On a side note, scv-bilara is the Linux command line tool I use to search the Pali canon. It is actually the search engine behind Voice and has more functions than Voice exposes.


:smiley: Yes, that is vanilla JS. That’s great because we are using the same setup as SuttaCentral (lit-elements), which also uses that.

Sofar the only thing we have done is put an overflow-wrap: break-word; on the segments so you don’t get those overly long words messing up your display but it is far from ideal. So please give me a heads-up when you are finished revamping that module and I will see if it can work on our system too.

We are also messing around with a search engine at the moment (using ArangoDB’s inbuild possibilities) so I might come back to you about this later on too. But I notice that you use a romanized version of the pali words, which we have chosen not to do because a diacritical can change the meaning of the word.

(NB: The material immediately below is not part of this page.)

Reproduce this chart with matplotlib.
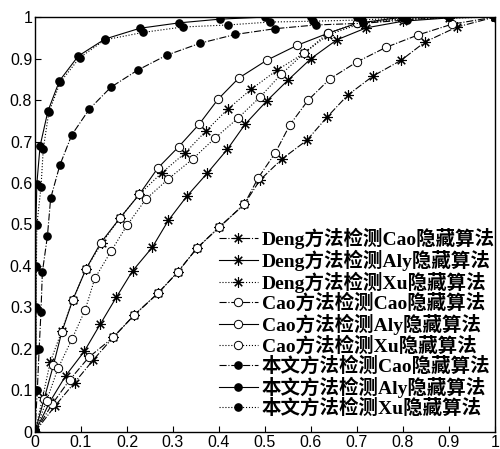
import matplotlib
matplotlib.use("Agg")
import matplotlib.pyplot as plt

# ROC-like curves (false positive rate, detection rate)
deng_cao_x = [0, 0.043, 0.086, 0.127, 0.17, 0.216, 0.267, 0.31, 0.352, 0.4, 0.455,
              0.489, 0.537, 0.591, 0.635, 0.68, 0.735, 0.796, 0.848, 0.917, 1]
deng_cao_y = [0, 0.062, 0.119, 0.174, 0.228, 0.282, 0.334, 0.385, 0.443, 0.493, 0.549,
              0.607, 0.658, 0.703, 0.759, 0.812, 0.858, 0.896, 0.94, 0.976, 1]

deng_aly_x = [0, 0.032, 0.067, 0.107, 0.142, 0.177, 0.212, 0.255, 0.29, 0.33, 0.374,
              0.418, 0.457, 0.504, 0.55, 0.6, 0.656, 0.72, 0.8, 0.9, 1]
deng_aly_y = [0, 0.072, 0.136, 0.194, 0.26, 0.325, 0.388, 0.445, 0.51, 0.568, 0.623,
              0.681, 0.742, 0.798, 0.848, 0.9, 0.945, 0.974, 0.99, 0.998, 1]

deng_xu_x = [0, 0.017, 0.033, 0.058, 0.082, 0.111, 0.145, 0.185, 0.227, 0.275, 0.326,
             0.372, 0.419, 0.47, 0.526, 0.585, 0.637, 0.71, 0.8, 1]
deng_xu_y = [0, 0.085, 0.168, 0.243, 0.318, 0.393, 0.455, 0.516, 0.573, 0.624, 0.672,
             0.726, 0.778, 0.826, 0.872, 0.913, 0.957, 0.985, 0.997, 1]

cao_cao_x = [0, 0.038, 0.075, 0.117, 0.17, 0.216, 0.267, 0.31, 0.352, 0.4, 0.455,
             0.485, 0.522, 0.554, 0.594, 0.641, 0.7, 0.763, 0.833, 0.907, 1]
cao_cao_y = [0, 0.068, 0.125, 0.18, 0.228, 0.282, 0.334, 0.385, 0.443, 0.493, 0.549,
             0.612, 0.672, 0.74, 0.8, 0.851, 0.892, 0.927, 0.957, 0.983, 1]

cao_aly_x = [0, 0.02, 0.04, 0.058, 0.082, 0.111, 0.143, 0.185, 0.227, 0.267, 0.312,
             0.357, 0.398, 0.443, 0.504, 0.57, 0.637, 0.7, 0.8, 1]
cao_aly_y = [0, 0.08, 0.161, 0.24, 0.318, 0.393, 0.456, 0.516, 0.573, 0.636, 0.687,
             0.742, 0.802, 0.853, 0.896, 0.932, 0.961, 0.985, 1, 1]

cao_xu_x = [0, 0.025, 0.05, 0.08, 0.109, 0.13, 0.165, 0.2, 0.241, 0.29, 0.343,
            0.391, 0.441, 0.489, 0.535, 0.585, 0.636, 0.7, 0.8, 1]
cao_xu_y = [0, 0.075, 0.153, 0.223, 0.294, 0.37, 0.435, 0.498, 0.561, 0.61, 0.658,
            0.708, 0.756, 0.807, 0.862, 0.913, 0.961, 0.985, 0.995, 1]

our_cao_x = [0, 0.005, 0.009, 0.013, 0.016, 0.027, 0.034, 0.054, 0.08, 0.118, 0.165,
             0.223, 0.286, 0.359, 0.435, 0.522, 0.611, 0.713, 0.808, 0.9, 1]
our_cao_y = [0, 0.1, 0.2, 0.29, 0.385, 0.472, 0.563, 0.643, 0.716, 0.778, 0.831,
             0.872, 0.908, 0.937, 0.958, 0.972, 0.981, 0.985, 0.993, 1, 1]

our_aly_x = [0, 0.001, 0.002, 0.002, 0.002, 0.002, 0.004, 0.011, 0.028, 0.053, 0.094,
             0.152, 0.228, 0.313, 0.402, 0.5, 0.6, 0.7, 0.8, 0.9, 1]
our_aly_y = [0, 0.1, 0.2, 0.3, 0.4, 0.5, 0.598, 0.689, 0.773, 0.846, 0.906,
             0.947, 0.973, 0.986, 0.995, 1, 1, 1, 1, 1, 1]

our_xu_x = [0, 0.001, 0.002, 0.002, 0.003, 0.004, 0.013, 0.018, 0.03, 0.055, 0.097,
            0.152, 0.235, 0.321, 0.42, 0.511, 0.604, 0.71, 0.8, 0.9, 1]
our_xu_y = [0, 0.098, 0.198, 0.298, 0.398, 0.498, 0.59, 0.682, 0.77, 0.843, 0.902,
            0.945, 0.963, 0.976, 0.981, 0.988, 0.99, 0.993, 0.998, 1, 1]

labels = ["Deng方法检测Cao隐藏算法", "Deng方法检测Aly隐藏算法", "Deng方法检测Xu隐藏算法",
          "Cao方法检测Cao隐藏算法", "Cao方法检测Aly隐藏算法", "Cao方法检测Xu隐藏算法",
          "本文方法检测Cao隐藏算法", "本文方法检测Aly隐藏算法", "本文方法检测Xu隐藏算法"]

series = [(deng_cao_x, deng_cao_y), (deng_aly_x, deng_aly_y), (deng_xu_x, deng_xu_y),
          (cao_cao_x, cao_cao_y), (cao_aly_x, cao_aly_y), (cao_xu_x, cao_xu_y),
          (our_cao_x, our_cao_y), (our_aly_x, our_aly_y), (our_xu_x, our_xu_y)]

styles = ["-.", "-", ":"] * 3
markers = ["star"] * 3 + ["open"] * 3 + ["filled"] * 3

fig = plt.figure(figsize=(5.0, 4.49), dpi=100)
ax = fig.add_axes([0.07, 0.038, 0.92, 0.924])

for (x, y), ls, mk, lab in zip(series, styles, markers, labels):
    if mk == "star":
        # matlab-like asterisk: 8 thin spokes
        kw = dict(marker=(8, 2, 0), ms=7.5, mfc="black", mec="black", mew=0.8)
    elif mk == "open":
        kw = dict(marker="o", ms=6, mfc="white", mec="black", mew=0.7)
    else:
        kw = dict(marker="o", ms=5.2, mfc="black", mec="black")
    ax.plot(x, y, ls=ls, color="black", lw=0.8, label=lab, **kw)

ax.set_xlim(0, 1)
ax.set_ylim(0, 1)
ticks = [0, 0.1, 0.2, 0.3, 0.4, 0.5, 0.6, 0.7, 0.8, 0.9, 1]
ticklabels = ["0", "0.1", "0.2", "0.3", "0.4", "0.5", "0.6", "0.7", "0.8", "0.9", "1"]
ax.set_xticks(ticks, ticklabels)
ax.set_yticks(ticks, ticklabels)
ax.tick_params(direction="in", length=4, width=0.8, labelsize=11.5, pad=2)
for lab in ax.get_xticklabels() + ax.get_yticklabels():
    lab.set_family("Liberation Sans")
for sp in ax.spines.values():
    sp.set_linewidth(1.0)

ax.legend(loc="upper left", bbox_to_anchor=(0.40, 0.492), frameon=False,
          handlelength=2.0, handletextpad=0.2, labelspacing=0.04, borderpad=0,
          borderaxespad=0,
          prop={"family": ["Liberation Serif", "Noto Sans CJK SC"], "size": 14,
                "weight": "bold"})

fig.savefig("out.png", dpi=100)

So we are using another system which you can find here: buddhanexus-utils/paliwords.py at master · BuddhaNexus/buddhanexus-utils · GitHub (so you need to make sure everything is in lowercase first).


Anagarika @Sabbamitta, I’ve captured this as a new issue for the next release.

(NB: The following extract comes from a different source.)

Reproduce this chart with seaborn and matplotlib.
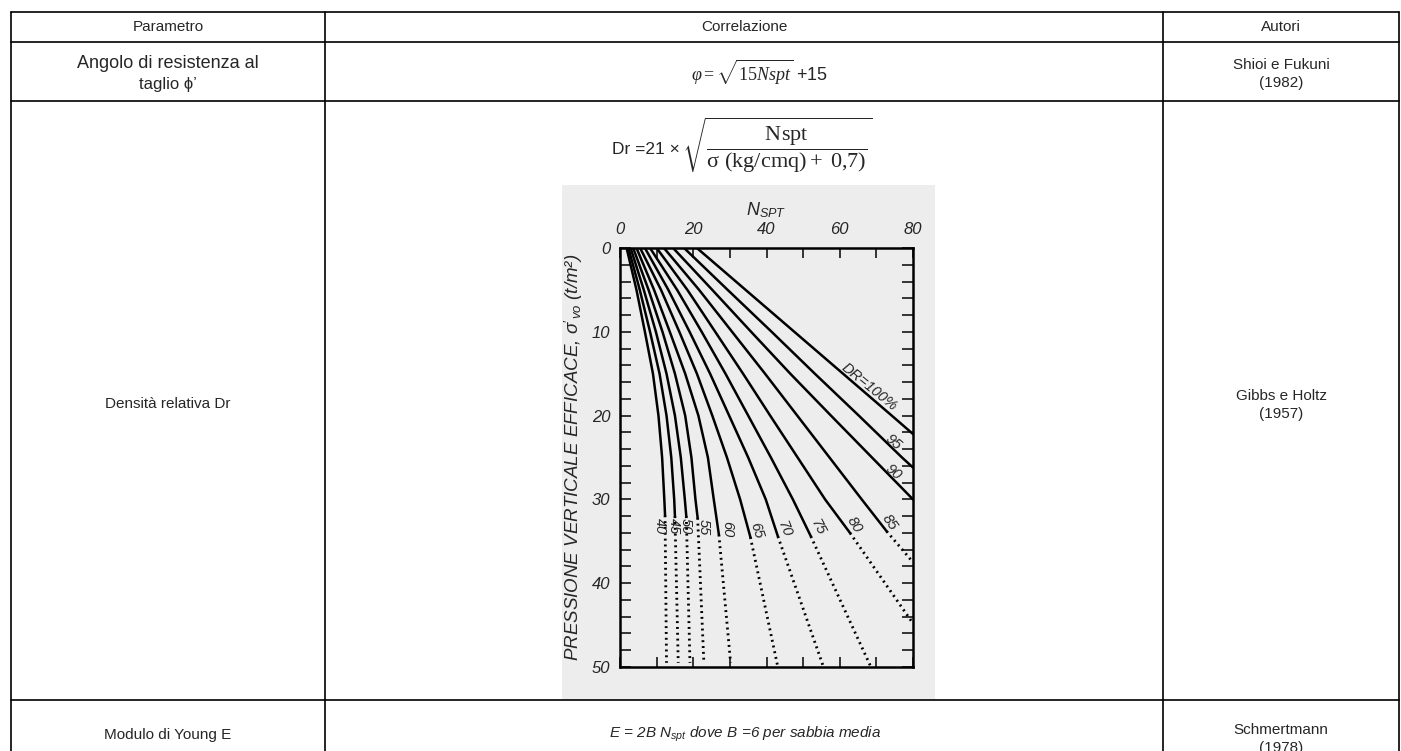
import numpy as np
import pandas as pd
import seaborn as sns
import matplotlib
import matplotlib.pyplot as plt
from matplotlib.patches import Rectangle

matplotlib.use("Agg")

# ─── Table content ──────────────────────────────────────────────────────────
HEADERS = ["Parametro", "Correlazione", "Autori"]
PARAMETERS = ["Angolo di resistenza al\ntaglio ϕ’", "Densità relativa Dr", "Modulo di Young E"]
AUTHORS = ["Shioi e Fukuni\n(1982)", "Gibbs e Holtz\n(1957)", "Schmertmann\n(1978)"]
FORMULA_PHI = r"$\varphi = \sqrt{15Nspt}$ +15"
FORMULA_DR_LEFT = "Dr =21 ×"
FORMULA_DR_ROOT = r"$\sqrt{\dfrac{\mathrm{Nspt}}{\mathrm{\sigma\ (kg/cmq)}+\ 0{,}7)}}$"
FORMULA_E = r"E = 2B N$_{\mathbf{spt}}$ dove B =6 per sabbia media"

# ─── Gibbs & Holtz chart (N_SPT read at sigma'vo = 0, 5, 10, ... t/m2) ─────
SIGMA_GRID = [0, 5, 10, 15, 20, 25, 30]
DR_LEVELS = [40, 45, 50, 55, 60, 65, 70, 75, 80, 85, 90, 95, 100]
N_DR40 = [1.8, 4.5, 6.8, 9.0, 10.5, 11.5, 12.1]
N_DR45 = [2.3, 5.4, 8.2, 10.8, 12.7, 14.0, 14.8]
N_DR50 = [2.9, 6.5, 9.8, 12.7, 15.0, 16.6, 17.7]
N_DR55 = [3.6, 7.8, 11.6, 15.0, 17.8, 19.5, 20.6]
N_DR60 = [4.5, 9.3, 13.6, 17.8, 21.4, 24.0, 25.6]
N_DR65 = [5.5, 11.2, 16.2, 21.0, 25.2, 29.2, 32.8]
N_DR70 = [6.8, 13.2, 19.0, 24.6, 29.8, 35.0, 39.8]
N_DR75 = [8.2, 15.6, 22.3, 28.8, 35.0, 41.2, 47.2]
N_DR80 = [10.0, 18.4, 26.0, 33.6, 41.0, 48.5, 56.0]
N_DR85 = [12.0, 21.6, 30.6, 39.6, 48.4, 57.2, 66.0]
N_DR90 = [14.5, 25.2, 35.8, 46.5, 57.6, 68.8]
N_DR95 = [17.5, 29.4, 41.4, 53.2, 65.2, 77.0]
N_DR100 = [21.0, 34.3, 47.6, 60.9, 74.2]
N_CURVES = [N_DR40, N_DR45, N_DR50, N_DR55, N_DR60, N_DR65, N_DR70,
            N_DR75, N_DR80, N_DR85, N_DR90, N_DR95, N_DR100]

# end of the solid part of each curve
SOLID_END_SIGMA = [31.9, 32.0, 32.0, 32.2, 34.2, 34.5, 34.4, 34.4, 34.0, 33.8, 30.0, 26.2, 22.2]
SOLID_END_N = [12.3, 15.0, 18.1, 21.2, 27.0, 35.6, 43.1, 52.1, 62.8, 72.8, 80.0, 80.0, 80.0]
# end of the dotted extrapolation (DR 40 ... 85)
DOT_END_SIGMA = [49.5, 49.5, 49.5, 49.5, 49.5, 49.8, 49.8, 49.8, 44.8, 37.5]
DOT_END_N = [12.7, 15.9, 19.1, 22.9, 30.2, 43.0, 55.4, 68.3, 80.0, 80.0]

CURVE_LABELS = ["40", "45", "50", "55", "60", "65", "70", "75", "80", "85", "90", "95", "DR=100%"]
LABEL_POS = [(10.9, 33.2), (14.6, 33.2), (17.9, 33.2), (22.9, 33.3), (29.3, 33.6),
             (37.2, 33.7), (44.8, 33.5), (53.9, 33.3), (64.0, 33.0), (73.6, 32.7),
             (74.6, 26.7), (74.6, 23.2), (68.0, 16.6)]
LABEL_ROT = [-90, -90, -90, -90, -90, -72, -68, -62, -58, -55, -40, -40, -39]

SCAN_BG = "#ededed"

sns.set_style("white")
plt.rcParams["font.family"] = ["Liberation Sans", "DejaVu Sans"]
plt.rcParams["mathtext.fontset"] = "custom"
plt.rcParams["mathtext.rm"] = "Liberation Serif"
plt.rcParams["mathtext.it"] = "Liberation Serif:italic"
plt.rcParams["mathtext.bf"] = "Liberation Sans:italic"
plt.rcParams["mathtext.sf"] = "Liberation Sans"

W, H = 1401, 751
fig = plt.figure(figsize=(W / 100, H / 100), dpi=100)

# ═════════════════════════════════════════════════════════════════════════════
# TABLE (pixel coordinates)
# ═════════════════════════════════════════════════════════════════════════════
tab = fig.add_axes([0, 0, 1, 1])
tab.set_xlim(0, W)
tab.set_ylim(H, 0)
tab.axis("off")

col_x = [11, 325, 1163, 1399]
row_y = [12, 42, 101, 700]
for y in row_y:
    tab.plot([col_x[0], col_x[-1]], [y, y], color="black", lw=1.2)
for x in col_x:
    tab.plot([x, x], [row_y[0], H + 5], color="black", lw=1.2)

col_c = [(col_x[i] + col_x[i + 1]) / 2 for i in range(3)]
fs = 11
for c, t in zip(col_c, HEADERS):
    tab.text(c, 27, t, ha="center", va="center", fontsize=fs)

# parameter column
tab.text(col_c[0], 63, "Angolo di resistenza al", ha="center", va="center", fontsize=13)
tab.text(col_c[0], 85, "taglio ϕ’", ha="center", va="center", fontsize=12)
tab.text(col_c[0], 404, PARAMETERS[1], ha="center", va="center", fontsize=fs)
tab.text(col_c[0], 735, PARAMETERS[2], ha="center", va="center", fontsize=fs)

# authors column
for yc, a in zip([74, 405, 739], AUTHORS):
    tab.text(col_c[2], yc, a, ha="center", va="center", fontsize=fs, linespacing=1.45)

tab.text(760, 72, FORMULA_PHI, ha="center", va="center", fontsize=13)
tab.text(680, 149, FORMULA_DR_LEFT, ha="right", va="center", fontsize=12.5)
tab.text(682, 145, FORMULA_DR_ROOT, ha="left", va="center", fontsize=16)
tab.text(745, 735, FORMULA_E, ha="center", va="center", fontsize=fs, style="italic")

# scanned figure background
tab.add_patch(Rectangle((562, 185), 373, 515, facecolor=SCAN_BG, edgecolor="none", zorder=0))

# ═════════════════════════════════════════════════════════════════════════════
# GIBBS & HOLTZ CHART
# ═════════════════════════════════════════════════════════════════════════════
ax = fig.add_axes([620 / W, 1 - 667 / H, 293 / W, 419 / H])
ax.set_facecolor(SCAN_BG)

for i, n_vals in enumerate(N_CURVES):
    sig = SIGMA_GRID[:len(n_vals)] + [SOLID_END_SIGMA[i]]
    nn = n_vals + [SOLID_END_N[i]]
    sns.lineplot(x=nn, y=sig, ax=ax, color="black", lw=1.8,
                 sort=False, estimator=None)
    if i < len(DOT_END_N):
        sns.lineplot(x=[SOLID_END_N[i], DOT_END_N[i]],
                     y=[SOLID_END_SIGMA[i], DOT_END_SIGMA[i]],
                     ax=ax, color="black", lw=2.0, linestyle=(0, (0.7, 1.4)),
                     sort=False, estimator=None)

for txt, (nx, sy), rot in zip(CURVE_LABELS, LABEL_POS, LABEL_ROT):
    ax.text(nx, sy, txt, rotation=rot, ha="center", va="center",
            fontsize=10.5, style="italic")

ax.set_xlim(0, 80)
ax.set_ylim(50, 0)

ax.xaxis.tick_top()
ax.xaxis.set_label_position("top")
ax.set_xticks([0, 20, 40, 60, 80])
ax.set_xticks([10, 30, 50, 70], minor=True)
ax.set_xticklabels(["0", "20", "40", "60", "80"], fontsize=12, style="italic")
ax.tick_params(axis="x", which="both", direction="in", top=True, bottom=True,
               labeltop=True, labelbottom=False, length=7, width=1.3, pad=8)

ax.set_yticks(range(0, 51, 10))
ax.set_yticks(range(0, 51, 2), minor=True)
ax.set_yticklabels([str(v) for v in range(0, 51, 10)], fontsize=12, style="italic")
ax.tick_params(axis="y", which="both", direction="in", left=True, right=True,
               length=8, width=1.3, pad=7)

ax.set_xlabel(r"$\mathbf{N}_{\mathbf{SPT}}$", fontsize=13, labelpad=5)
ax.set_ylabel(r"PRESSIONE VERTICALE EFFICACE, $\mathbf{\sigma}'_{\mathbf{vo}}$ (t/m²)",
              fontsize=13.5, style="italic", labelpad=5)

for s in ax.spines.values():
    s.set_linewidth(1.8)
    s.set_color("black")

plt.savefig("out.png", dpi=100)
plt.close()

Thank you. I’ve only just one more request: Could we have instead of Vanilla JS … Chocolate JS?

:yum: :wink:

(Sorry, just couldn’t restrain myself. :grimacing:)


:laughing: :chocolate_bar: :chocolate_bar: :chocolate_bar: :chocolate_bar: :chocolate_bar:


Of course you can!
Here you go


Chocolate is an experimental full stack Node.js webapp framework built using Coffeescript.



My goodness! As the old saying goes, „Es gibt nichts, was es nicht gibt!“

Looks indeed very delicious. @karl_lew, what would Voice do with so much tasty stuff? Sit there all day, drinking coffee and eating chocolate, just too busy to answer your search request?